I bought this book at Books on Broadway in Williston when I was visiting the Bakken a few weeks ago. I bought four books that day; I wasn't sure about this one, but I try to get a book on native American history every so often when I visit that bookstore. I've never been disappointed in any such books from Books on Broadway.

It wasn't until I got home that I read that the author is English. I have often said that the best writers are English, Scottish, and Irish. Kingsley Bray is an "independent scholar" who lives in Manchester, England. He was, apparently, raised in Yorkshire, where I spent some of the best days of my Air Force life.

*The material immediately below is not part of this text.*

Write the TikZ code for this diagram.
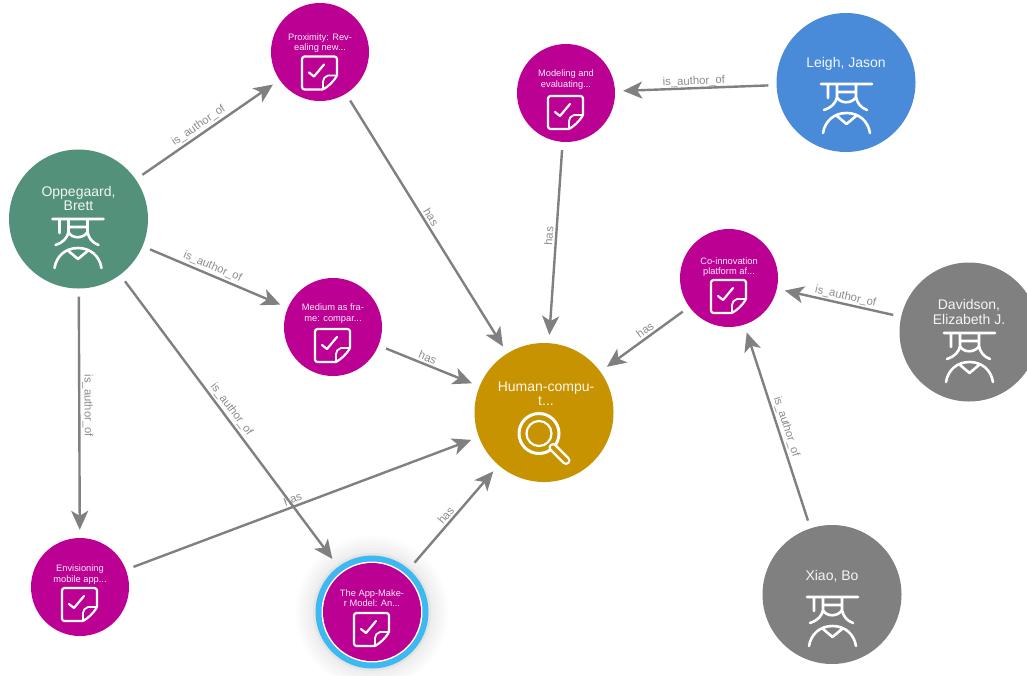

The English have a fascination with the American West. In his acknowledgments, Bray writes:
In England, fellow students of the Plains Indians helped at various stages in the process of research and writing. Neil Gilbert, English Westerners' Society, helped crystallize my ideas about the Battle of the Rosebud. Members of the Custer Association of Great Britain, especially Derek Batten, Francis Taunton, and Barry C. Johnson, in inviting me to speak on Crazy Horse, helped me to focus my concept of the Battle of the Little Bighorn. .... I owe a special debt to Joseph Balmer, of Erlenbach, Switzerland. A founding member of the English Westerners' Society, Joe was also a prolific correspondent with historians and Indian people.
I found it fascinating -- simply fascinating -- that there were such organizations in England and Europe: the Custer Association of Great Britain -- who would have thought?